‘Universal Histories & Universal Museums’ was a transnational collaborative project jointly funded by the Arts and Humanities Research Council ‘Care for the Future: Thinking Forward through the Past’ and the LABEX ‘Pasts in the Present’ programmes. The project compared the creation of universal histories and identities by the major European universal museums in the nineteenth century, and critiqued these through the lens of twenty-first century global contexts. Examining the history of collections and exhibition display, the project aimed to develop of comparative critique of ‘universal’ histories in museums and investigate the role of museums in building knowledge about the future.
Our investigation brought together a close assessment of two historical case studies, with a broader comparative perspective on European museums. Our archival research revolved around the evolution of two historical collections, the 1876 Loan Exhibition at the South Kensington Museum and the American collections at the Musée d’Ethnographie du Trocadéro (1880–82) (a number of the artefacts from these exhibitions are now housed respectively in the Science Museum and the Musée du quai Branly).
The project required multi-layered engagement, using past histories to build future pathways, and bringing the epistemological problems of representation and historiography to bear upon material and visual culture. It was shaped by three interrelated phases. First, it examined the evolution of universal museums across the nineteenth century in an age of empire throughout the creation, organisation and display of collections in permanent and temporary exhibitions. Second, it interrogated the concept of the universal museum and the kinds of universalities it embodied and projected which were predominantly shaped by imperialist Western values. Third, the project used this critique to establish new approaches for collections management, object display and public engagement in the global era of the twenty-first century.

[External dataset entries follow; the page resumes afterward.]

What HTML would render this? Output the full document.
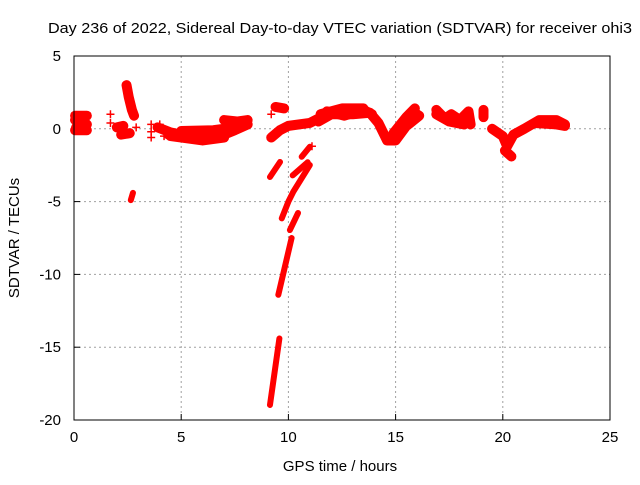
<!DOCTYPE html>
<html><head><meta charset="utf-8"><style>
body{margin:0;background:#fff}
svg text{font-family:"Liberation Sans",sans-serif;font-size:15px;fill:#000}
</style></head><body>
<svg id="c" width="640" height="480"></svg>
<script>
const xTicks=[0,5,10,15,20,25];
const yTicks=[5,0,-5,-10,-15,-20];
// thick band segments [x,y]
const bands=[
 [[0.05,0.6],[0.3,0.4],[0.6,0.3]],
 [[0.1,0.1],[0.5,0.0]],
 [[0.05,0.9],[0.6,0.9]],[[0.05,-0.1],[0.6,-0.1]],
 [[2.45,3.0],[2.55,2.2],[2.7,1.3],[2.8,0.9]],
 [[2.0,0.1],[2.3,0.2]],[[2.2,-0.4],[2.6,-0.3]],
 [[3.9,0.1],[4.5,-0.25],[5,-0.4],[6,-0.55],[7,-0.4],[7.5,-0.1],[8.1,0.3]],
 [[4.4,-0.4],[5.5,-0.5],[6.5,-0.5]],
 [[4.5,-0.5],[6,-0.8],[7,-0.6]],
 [[5,-0.15],[6.5,-0.1],[7.5,0.1]],
 [[7.0,0.6],[7.6,0.5],[8.1,0.6]],
 [[9.4,1.5],[9.8,1.4]],
 [[9.2,-0.6],[9.6,-0.1],[10,0.2],[11,0.4],[11.4,0.7]],
 [[11.4,0.5],[12,1.0],[13,1.0],[13.8,1.1],[14.2,0.4],[14.6,-0.8],[15,-0.8],[15.5,0.2],[16,1.0]],
 [[11.8,1.2],[12.6,0.9],[13.5,1.3],[13.9,1.0]],
 [[11.5,1.0],[12.5,1.4],[13.5,1.4]],
 [[14.9,-0.3],[15.5,0.8],[15.9,1.4]],
 [[15,-0.2],[15.6,0.3],[16.1,0.9]],
 [[16.9,1.3],[17.3,0.7],[17.6,1.0],[18,0.6],[18.4,1.2],[18.5,0.3]],
 [[16.9,1.0],[17.5,0.5],[18.2,0.3]],
 [[19.1,0.8],[19.1,1.3]],
 [[19.5,0.0],[20,-0.5],[20.2,-1.2],[20.5,-0.4],[21,0.0],[21.7,0.6],[22.5,0.6],[22.9,0.3]],
 [[21.5,0.4],[22.5,0.3],[22.9,0.2]],
 [[20.1,-1.5],[20.4,-1.9]]
];
// thin steep segments
const steep=[
 [[2.65,-4.9],[2.75,-4.4]],
 [[9.14,-3.31],[9.61,-2.28]],
 [[10.62,-1.92],[11.0,-1.23]],
 [[9.69,-6.15],[10.0,-5.0],[10.23,-4.32],[11.0,-2.49]],
 [[10.2,-3.2],[10.9,-2.3]],
 [[10.07,-6.95],[10.45,-5.78]],
 [[9.53,-11.4],[10.15,-7.5]],
 [[9.14,-18.97],[9.58,-14.4]]
];
// isolated crosses
const crossX=[1.7,1.7,2.9,3.6,3.6,3.6,4.0,4.2,9.2,11.1];
const crossY=[1.0,0.4,0.1,0.3,-0.2,-0.6,0.3,-0.5,1.0,-1.2];
const L=74,R=610,T=56,B=420;
const sx=v=>L+(v-0)/25*(R-L);
const sy=v=>T+(5-v)/25*(B-T);
const svg=document.getElementById('c');
const NS='http://www.w3.org/2000/svg';
function mk(t,a){const e=document.createElementNS(NS,t);for(const k in a)e.setAttribute(k,a[k]);svg.appendChild(e);return e;}
xTicks.forEach(v=>{
 if(v>0&&v<25){const g=mk('line',{x1:sx(v),x2:sx(v),y1:T,y2:B,stroke:'#a0a0a0','stroke-dasharray':'2,3'});
 
 }
 const t=mk('line',{x1:sx(v),x2:sx(v),y1:B,y2:B-6,stroke:'#000'});
 
 
 const l=mk('text',{x:sx(v),y:B+22,'text-anchor':'middle'});l.textContent=v;
 
 
});
yTicks.forEach(v=>{
 if(v<5&&v>-20){const g=mk('line',{x1:L,x2:R,y1:sy(v),y2:sy(v),stroke:'#a0a0a0','stroke-dasharray':'2,3'});
 
 }
 const t=mk('line',{x1:L,x2:L+6,y1:sy(v),y2:sy(v),stroke:'#000'});
 
 
 const l=mk('text',{x:L-13,y:sy(v)+5,'text-anchor':'end'});l.textContent=v;
 
 
});
bands.forEach(b=>{
 const p=mk('polyline',{points:b.map(d=>sx(d[0])+','+sy(d[1])).join(' '),fill:'none',stroke:'#f00','stroke-width':10,'stroke-linecap':'round','stroke-linejoin':'round'});
 
 
});
steep.forEach(b=>{
 const p=mk('polyline',{points:b.map(d=>sx(d[0])+','+sy(d[1])).join(' '),fill:'none',stroke:'#f00','stroke-width':6,'stroke-linecap':'round','stroke-linejoin':'round'});
 
 
});
crossX.forEach((x,i)=>{
 const X=sx(x),Y=sy(crossY[i]);
 const p=mk('path',{d:`M${X-4},${Y}H${X+4}M${X},${Y-4}V${Y+4}`,stroke:'#f00','stroke-width':1.5});
 
 
});
const box=mk('rect',{x:L,y:T,width:R-L,height:B-T,fill:'none',stroke:'#000'});


const ti=mk('text',{x:48,y:33,textLength:584,lengthAdjust:'spacingAndGlyphs'});ti.textContent='Day 236 of 2022, Sidereal Day-to-day VTEC variation (SDTVAR) for receiver ohi3';


const xt=mk('text',{x:340,y:471,'text-anchor':'middle'});xt.textContent='GPS time / hours';


const yt=mk('text',{x:0,y:0,'text-anchor':'middle',transform:'translate(19,238) rotate(-90)'});yt.textContent='SDTVAR / TECUs';


</script>
</body></html>
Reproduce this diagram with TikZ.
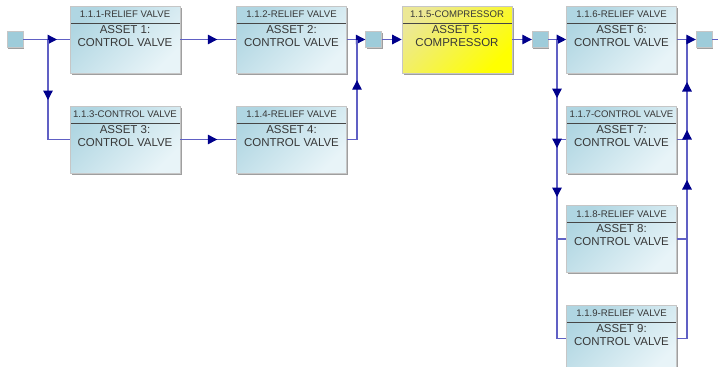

Our research was directed by the following broad conceptual and methodological questions:
- What is a universal museum? And how do we define universalities?
- How do universal museums shape the collective, national and individual identities, in the past, the present and the future?
- How does the development of museum collections influence disciplinary boundaries? How are museums in the twenty-first century breaking these down?
- What types of universalities and identities emerge across European metropolises in the late nineteenth-century?
- How might the critique of universal histories and universal museums shape twenty-first-century practices in a global era?
- How do we make knowledge inclusively, and how is it best translated and displayed to promote multilateral engagement with diverse publics?
The major themes of the project include:
1. Temporalities
Museums not only create chronologies of the past, but also imagine possible futures. We considered how narratives of pasts, presents and futures interact within the site and practices of the museum, and as part of our own interdisciplinary approaches.
2. Visual, Material and Textual Cultures
In constructing and projecting histories and world-views through exhibition display, images and objects are subject to epistemological problems of representation. We reflected how the processes embedded within the museum (accessions, collections’ management, display) enmesh the textual, visual and material and how they form, challenge and control epistemic values.
3. Legacies
As agents of historical viewpoints and narratives, objects and artefacts accrue complex and controversial meanings and legacies. We explored how curators, designers and visitors respond to the challenges of negotiating these entangled inherited histories and repurposing such objects and histories for the twenty-first century.
4. Transnational Circulation and Exchange of Objects and Knowledge
As objects moved between displays and institutions, they created transnational dialogue, debate and rivalry about display practice and collections’ management. We explored the mobilities of knowledge in late nineteenth-century Europe and their effects upon the development and formation of museums and cultural organisations (such as learned societies, and vice versa).
5. Post-colonial Critique of Imperialist Universalities, Histories and Museologies
Universal and encyclopaedic museums emerged in the age of European empire and the subsequent practices of collections management, taxonomies and exhibition display were rooted in Western values. As well as critiquing imperialist histories and universalities, we considered the challenges and responsibilities of museums in the twenty-first century, such as repatriation claims, ethical research into the provenance of collections, issues of absent, partial and/or misrepresented histories and handling sensitive and controversial legacies.